• Stored data:
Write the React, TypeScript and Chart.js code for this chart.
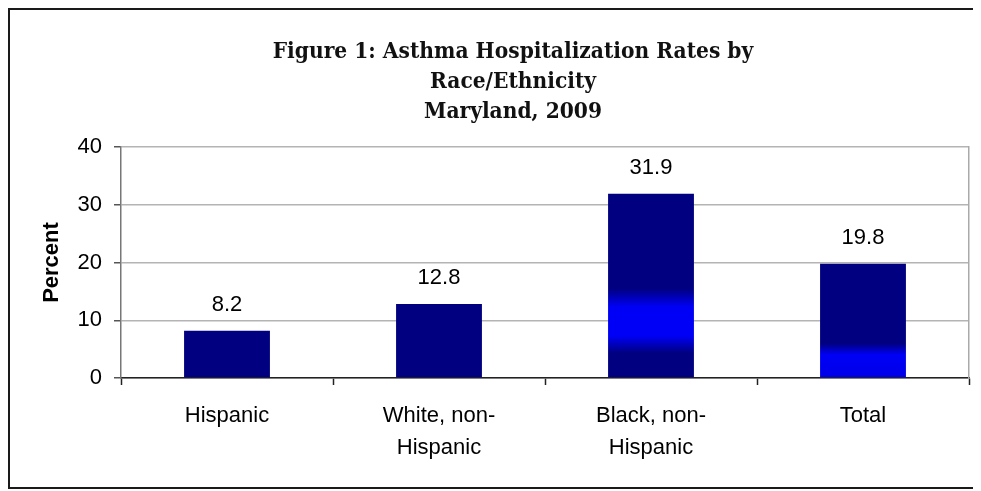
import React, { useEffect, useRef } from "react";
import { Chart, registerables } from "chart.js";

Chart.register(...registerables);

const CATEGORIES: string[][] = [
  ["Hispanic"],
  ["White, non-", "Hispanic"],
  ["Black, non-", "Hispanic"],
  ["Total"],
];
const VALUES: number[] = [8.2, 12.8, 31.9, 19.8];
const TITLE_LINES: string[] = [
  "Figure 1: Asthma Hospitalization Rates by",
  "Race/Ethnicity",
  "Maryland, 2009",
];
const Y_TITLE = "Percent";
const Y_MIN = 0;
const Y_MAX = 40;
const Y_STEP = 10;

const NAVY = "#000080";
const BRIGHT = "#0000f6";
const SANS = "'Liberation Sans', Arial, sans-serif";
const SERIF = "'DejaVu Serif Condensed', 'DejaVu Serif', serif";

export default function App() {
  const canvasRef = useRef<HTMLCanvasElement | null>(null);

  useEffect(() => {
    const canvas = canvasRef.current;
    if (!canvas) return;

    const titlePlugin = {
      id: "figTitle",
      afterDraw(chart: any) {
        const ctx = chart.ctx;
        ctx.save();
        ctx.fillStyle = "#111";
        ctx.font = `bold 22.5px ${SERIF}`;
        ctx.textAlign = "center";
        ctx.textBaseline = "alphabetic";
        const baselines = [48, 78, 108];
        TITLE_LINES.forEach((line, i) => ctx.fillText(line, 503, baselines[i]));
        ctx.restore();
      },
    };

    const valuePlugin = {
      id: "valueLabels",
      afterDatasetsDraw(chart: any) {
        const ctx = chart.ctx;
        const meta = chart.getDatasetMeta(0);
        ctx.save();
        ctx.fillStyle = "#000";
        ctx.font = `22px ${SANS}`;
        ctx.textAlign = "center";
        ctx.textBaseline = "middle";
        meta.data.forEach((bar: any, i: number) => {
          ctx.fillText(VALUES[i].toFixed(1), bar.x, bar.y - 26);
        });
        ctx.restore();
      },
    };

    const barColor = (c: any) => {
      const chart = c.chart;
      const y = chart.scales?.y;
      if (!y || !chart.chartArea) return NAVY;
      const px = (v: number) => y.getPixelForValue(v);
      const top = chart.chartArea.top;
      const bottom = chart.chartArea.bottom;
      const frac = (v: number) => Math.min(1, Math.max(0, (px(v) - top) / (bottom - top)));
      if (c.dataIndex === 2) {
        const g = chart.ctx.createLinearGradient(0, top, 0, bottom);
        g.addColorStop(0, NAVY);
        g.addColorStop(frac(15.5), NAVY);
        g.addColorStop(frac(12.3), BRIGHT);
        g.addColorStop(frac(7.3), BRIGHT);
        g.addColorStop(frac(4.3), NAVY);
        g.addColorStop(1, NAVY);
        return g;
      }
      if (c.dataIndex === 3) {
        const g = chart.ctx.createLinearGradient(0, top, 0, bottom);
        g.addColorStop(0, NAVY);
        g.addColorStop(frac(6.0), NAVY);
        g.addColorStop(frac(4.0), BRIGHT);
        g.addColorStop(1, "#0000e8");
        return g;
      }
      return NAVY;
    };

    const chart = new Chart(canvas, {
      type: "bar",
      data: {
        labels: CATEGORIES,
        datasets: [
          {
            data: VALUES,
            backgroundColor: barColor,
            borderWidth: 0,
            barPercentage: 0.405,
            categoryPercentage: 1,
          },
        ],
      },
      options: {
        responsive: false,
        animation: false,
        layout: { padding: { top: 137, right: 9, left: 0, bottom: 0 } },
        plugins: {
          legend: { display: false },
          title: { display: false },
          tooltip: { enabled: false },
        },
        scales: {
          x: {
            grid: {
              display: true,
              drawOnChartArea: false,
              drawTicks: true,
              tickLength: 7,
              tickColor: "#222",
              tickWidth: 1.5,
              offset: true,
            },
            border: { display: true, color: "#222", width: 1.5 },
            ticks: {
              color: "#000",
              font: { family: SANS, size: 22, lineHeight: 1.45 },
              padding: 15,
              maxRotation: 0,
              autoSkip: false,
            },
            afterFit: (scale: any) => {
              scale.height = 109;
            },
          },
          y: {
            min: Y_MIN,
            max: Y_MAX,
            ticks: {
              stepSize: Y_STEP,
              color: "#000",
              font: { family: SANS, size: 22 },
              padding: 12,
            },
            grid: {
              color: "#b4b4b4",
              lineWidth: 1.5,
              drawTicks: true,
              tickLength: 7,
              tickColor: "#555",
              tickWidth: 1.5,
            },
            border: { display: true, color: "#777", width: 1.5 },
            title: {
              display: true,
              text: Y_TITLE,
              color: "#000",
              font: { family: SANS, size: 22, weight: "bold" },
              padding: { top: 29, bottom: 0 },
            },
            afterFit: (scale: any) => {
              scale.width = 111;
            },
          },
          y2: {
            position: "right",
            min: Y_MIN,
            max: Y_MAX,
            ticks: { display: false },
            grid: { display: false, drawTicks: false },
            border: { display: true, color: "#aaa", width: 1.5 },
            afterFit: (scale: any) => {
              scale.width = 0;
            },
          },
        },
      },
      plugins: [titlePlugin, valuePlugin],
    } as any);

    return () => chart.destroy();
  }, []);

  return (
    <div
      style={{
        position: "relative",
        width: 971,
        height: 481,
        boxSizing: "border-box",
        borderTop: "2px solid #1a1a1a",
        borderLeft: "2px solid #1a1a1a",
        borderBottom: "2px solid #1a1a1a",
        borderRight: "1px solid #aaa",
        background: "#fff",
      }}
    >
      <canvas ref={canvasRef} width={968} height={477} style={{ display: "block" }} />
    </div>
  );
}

==

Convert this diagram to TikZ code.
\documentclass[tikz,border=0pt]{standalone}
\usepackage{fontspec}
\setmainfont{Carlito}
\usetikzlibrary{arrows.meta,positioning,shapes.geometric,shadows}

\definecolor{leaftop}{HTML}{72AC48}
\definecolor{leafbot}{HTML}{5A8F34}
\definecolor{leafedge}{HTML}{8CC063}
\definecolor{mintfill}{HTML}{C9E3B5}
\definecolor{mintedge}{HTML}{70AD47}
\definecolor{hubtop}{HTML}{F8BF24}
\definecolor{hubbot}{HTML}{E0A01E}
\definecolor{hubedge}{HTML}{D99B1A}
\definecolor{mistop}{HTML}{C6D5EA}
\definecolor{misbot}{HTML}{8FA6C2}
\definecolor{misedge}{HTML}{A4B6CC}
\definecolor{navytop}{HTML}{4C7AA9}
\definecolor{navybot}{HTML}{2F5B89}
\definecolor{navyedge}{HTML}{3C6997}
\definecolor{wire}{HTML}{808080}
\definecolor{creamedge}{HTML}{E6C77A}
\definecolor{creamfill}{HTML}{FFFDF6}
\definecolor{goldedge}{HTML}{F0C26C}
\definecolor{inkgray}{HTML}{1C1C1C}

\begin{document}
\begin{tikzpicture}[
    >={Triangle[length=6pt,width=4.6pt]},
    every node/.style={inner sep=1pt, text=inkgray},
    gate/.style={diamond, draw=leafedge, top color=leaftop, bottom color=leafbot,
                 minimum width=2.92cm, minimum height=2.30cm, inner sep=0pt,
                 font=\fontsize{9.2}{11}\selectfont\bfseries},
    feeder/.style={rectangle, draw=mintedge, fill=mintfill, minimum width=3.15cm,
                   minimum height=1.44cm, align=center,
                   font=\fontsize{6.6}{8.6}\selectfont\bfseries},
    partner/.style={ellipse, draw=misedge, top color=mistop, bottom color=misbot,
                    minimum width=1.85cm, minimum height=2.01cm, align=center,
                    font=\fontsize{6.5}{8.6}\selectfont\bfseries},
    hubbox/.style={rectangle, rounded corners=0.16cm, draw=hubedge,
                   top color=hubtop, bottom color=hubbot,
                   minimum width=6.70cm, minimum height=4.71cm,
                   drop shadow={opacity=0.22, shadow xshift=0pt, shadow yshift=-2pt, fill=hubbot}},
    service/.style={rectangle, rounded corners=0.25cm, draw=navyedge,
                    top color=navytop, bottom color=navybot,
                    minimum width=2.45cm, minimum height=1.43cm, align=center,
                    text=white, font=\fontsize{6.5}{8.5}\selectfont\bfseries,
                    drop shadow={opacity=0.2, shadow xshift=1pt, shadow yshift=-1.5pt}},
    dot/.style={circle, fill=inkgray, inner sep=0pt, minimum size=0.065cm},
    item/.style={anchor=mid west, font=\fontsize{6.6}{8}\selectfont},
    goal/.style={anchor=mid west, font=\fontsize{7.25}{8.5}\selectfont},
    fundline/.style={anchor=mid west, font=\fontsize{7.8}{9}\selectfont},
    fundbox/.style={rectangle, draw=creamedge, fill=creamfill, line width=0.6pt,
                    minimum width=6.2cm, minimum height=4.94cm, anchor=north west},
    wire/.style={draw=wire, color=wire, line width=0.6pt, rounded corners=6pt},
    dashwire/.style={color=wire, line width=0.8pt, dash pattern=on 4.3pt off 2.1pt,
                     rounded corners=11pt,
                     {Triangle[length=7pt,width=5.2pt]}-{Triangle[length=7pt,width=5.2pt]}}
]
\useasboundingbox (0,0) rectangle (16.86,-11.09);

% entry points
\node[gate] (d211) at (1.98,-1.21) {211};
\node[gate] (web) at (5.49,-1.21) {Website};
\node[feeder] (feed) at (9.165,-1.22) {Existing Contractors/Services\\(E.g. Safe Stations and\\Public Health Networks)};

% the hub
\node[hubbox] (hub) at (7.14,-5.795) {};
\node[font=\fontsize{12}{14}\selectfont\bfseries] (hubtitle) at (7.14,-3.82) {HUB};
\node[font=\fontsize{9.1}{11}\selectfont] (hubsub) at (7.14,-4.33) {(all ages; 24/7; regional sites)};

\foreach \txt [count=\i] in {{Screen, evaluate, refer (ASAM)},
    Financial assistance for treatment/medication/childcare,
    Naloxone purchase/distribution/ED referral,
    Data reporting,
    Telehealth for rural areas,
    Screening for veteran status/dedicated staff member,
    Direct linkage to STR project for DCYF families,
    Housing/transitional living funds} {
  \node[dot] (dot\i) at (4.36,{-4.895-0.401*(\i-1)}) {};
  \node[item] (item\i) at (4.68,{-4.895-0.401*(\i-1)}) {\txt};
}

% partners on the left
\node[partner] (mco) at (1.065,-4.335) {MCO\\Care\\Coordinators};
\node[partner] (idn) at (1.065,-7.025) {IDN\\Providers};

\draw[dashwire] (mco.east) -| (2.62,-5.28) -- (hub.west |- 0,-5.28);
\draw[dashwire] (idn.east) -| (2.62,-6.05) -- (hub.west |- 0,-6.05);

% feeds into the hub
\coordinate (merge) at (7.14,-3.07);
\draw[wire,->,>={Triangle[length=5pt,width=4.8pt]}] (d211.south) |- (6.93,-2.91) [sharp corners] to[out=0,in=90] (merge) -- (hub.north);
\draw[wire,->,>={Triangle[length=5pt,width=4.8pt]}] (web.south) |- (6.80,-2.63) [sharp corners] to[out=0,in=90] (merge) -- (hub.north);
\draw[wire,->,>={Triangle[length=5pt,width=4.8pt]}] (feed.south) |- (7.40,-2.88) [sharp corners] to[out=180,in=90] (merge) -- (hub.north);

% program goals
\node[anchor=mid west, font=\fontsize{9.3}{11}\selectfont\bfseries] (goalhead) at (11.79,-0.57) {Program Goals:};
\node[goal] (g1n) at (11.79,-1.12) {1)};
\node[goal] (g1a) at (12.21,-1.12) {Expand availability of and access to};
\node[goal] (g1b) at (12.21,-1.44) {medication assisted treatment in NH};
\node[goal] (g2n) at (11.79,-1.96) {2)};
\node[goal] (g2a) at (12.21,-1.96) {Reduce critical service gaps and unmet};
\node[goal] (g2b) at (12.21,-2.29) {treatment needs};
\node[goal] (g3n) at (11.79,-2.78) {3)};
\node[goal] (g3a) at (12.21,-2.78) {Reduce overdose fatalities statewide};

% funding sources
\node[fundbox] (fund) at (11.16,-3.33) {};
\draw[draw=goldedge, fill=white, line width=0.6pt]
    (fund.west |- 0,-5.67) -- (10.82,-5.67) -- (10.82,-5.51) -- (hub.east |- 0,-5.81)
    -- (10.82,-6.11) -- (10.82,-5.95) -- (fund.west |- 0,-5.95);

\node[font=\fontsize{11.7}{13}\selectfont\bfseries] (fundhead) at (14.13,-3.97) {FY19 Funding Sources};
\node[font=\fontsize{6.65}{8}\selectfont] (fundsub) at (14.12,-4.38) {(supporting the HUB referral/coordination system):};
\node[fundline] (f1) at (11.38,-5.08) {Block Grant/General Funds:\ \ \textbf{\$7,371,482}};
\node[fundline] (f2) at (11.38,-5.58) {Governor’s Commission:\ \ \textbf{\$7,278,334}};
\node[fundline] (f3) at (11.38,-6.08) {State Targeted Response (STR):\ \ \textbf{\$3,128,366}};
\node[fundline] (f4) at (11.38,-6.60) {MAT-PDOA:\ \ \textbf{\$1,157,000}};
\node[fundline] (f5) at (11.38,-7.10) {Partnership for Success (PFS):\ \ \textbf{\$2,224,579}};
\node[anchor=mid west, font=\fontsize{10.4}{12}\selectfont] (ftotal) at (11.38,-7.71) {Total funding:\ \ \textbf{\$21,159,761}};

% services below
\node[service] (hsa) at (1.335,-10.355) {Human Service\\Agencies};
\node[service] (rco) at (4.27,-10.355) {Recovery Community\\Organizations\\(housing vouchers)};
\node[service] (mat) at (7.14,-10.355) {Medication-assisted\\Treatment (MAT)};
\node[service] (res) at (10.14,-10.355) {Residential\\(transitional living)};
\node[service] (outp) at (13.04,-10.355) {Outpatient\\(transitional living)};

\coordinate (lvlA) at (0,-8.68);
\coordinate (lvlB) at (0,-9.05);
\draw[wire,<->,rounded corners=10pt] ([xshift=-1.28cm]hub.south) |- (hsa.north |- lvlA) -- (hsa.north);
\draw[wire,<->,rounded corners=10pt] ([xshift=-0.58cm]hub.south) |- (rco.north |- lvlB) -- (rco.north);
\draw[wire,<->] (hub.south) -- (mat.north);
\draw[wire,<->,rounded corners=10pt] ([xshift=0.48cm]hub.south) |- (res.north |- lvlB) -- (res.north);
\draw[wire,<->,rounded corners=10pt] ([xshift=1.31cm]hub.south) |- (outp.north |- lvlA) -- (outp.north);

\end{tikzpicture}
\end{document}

---

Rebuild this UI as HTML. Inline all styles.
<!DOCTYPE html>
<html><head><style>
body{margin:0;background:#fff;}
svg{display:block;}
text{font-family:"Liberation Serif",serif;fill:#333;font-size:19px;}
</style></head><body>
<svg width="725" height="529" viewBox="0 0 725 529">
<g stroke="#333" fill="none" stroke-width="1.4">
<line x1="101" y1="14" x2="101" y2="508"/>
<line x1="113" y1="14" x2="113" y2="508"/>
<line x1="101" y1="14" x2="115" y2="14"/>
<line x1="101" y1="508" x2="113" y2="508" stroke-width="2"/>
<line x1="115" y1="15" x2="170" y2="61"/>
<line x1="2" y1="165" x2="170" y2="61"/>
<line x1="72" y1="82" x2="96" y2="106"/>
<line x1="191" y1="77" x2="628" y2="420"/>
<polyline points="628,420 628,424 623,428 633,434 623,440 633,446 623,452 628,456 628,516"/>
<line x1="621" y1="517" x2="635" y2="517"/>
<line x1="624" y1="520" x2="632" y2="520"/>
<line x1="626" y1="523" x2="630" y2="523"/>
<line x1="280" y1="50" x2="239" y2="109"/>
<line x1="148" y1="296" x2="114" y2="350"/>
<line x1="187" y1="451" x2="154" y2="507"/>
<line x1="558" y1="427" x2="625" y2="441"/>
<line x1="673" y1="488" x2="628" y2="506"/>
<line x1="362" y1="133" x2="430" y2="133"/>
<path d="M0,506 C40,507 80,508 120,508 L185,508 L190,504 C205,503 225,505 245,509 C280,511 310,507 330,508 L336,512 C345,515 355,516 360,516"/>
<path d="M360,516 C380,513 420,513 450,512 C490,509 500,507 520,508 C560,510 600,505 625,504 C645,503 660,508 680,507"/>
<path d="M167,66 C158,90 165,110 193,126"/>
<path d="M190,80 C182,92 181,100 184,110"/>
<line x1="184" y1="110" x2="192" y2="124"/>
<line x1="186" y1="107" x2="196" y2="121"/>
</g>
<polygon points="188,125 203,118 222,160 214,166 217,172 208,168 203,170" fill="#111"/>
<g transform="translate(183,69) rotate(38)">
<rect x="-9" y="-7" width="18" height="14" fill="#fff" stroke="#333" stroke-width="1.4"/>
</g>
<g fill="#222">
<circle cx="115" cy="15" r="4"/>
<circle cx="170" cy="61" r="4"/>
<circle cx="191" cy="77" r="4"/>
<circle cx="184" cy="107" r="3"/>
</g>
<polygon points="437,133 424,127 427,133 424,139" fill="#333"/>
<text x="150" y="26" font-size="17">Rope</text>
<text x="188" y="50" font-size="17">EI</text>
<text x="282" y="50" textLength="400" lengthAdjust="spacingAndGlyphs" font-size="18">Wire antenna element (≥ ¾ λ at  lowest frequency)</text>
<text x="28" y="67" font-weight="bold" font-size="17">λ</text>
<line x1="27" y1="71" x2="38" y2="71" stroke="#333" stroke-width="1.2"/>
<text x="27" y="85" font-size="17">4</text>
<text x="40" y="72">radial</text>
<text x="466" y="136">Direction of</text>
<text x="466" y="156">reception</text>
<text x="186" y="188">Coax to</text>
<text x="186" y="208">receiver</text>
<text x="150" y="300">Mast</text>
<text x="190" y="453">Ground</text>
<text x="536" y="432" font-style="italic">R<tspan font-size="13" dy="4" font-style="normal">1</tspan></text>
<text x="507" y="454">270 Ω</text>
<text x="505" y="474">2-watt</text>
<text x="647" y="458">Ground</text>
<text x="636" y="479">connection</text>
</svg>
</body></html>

• Stated exercise: Return the material from the line containing "Write the React, TypeScript" through the line containing "Chart.register(...registerables);", exactly and in full, but without its pictures.

• Response to the task:
Write the React, TypeScript and Chart.js code for this chart.
import React, { useEffect, useRef } from "react";
import { Chart, registerables } from "chart.js";

Chart.register(...registerables);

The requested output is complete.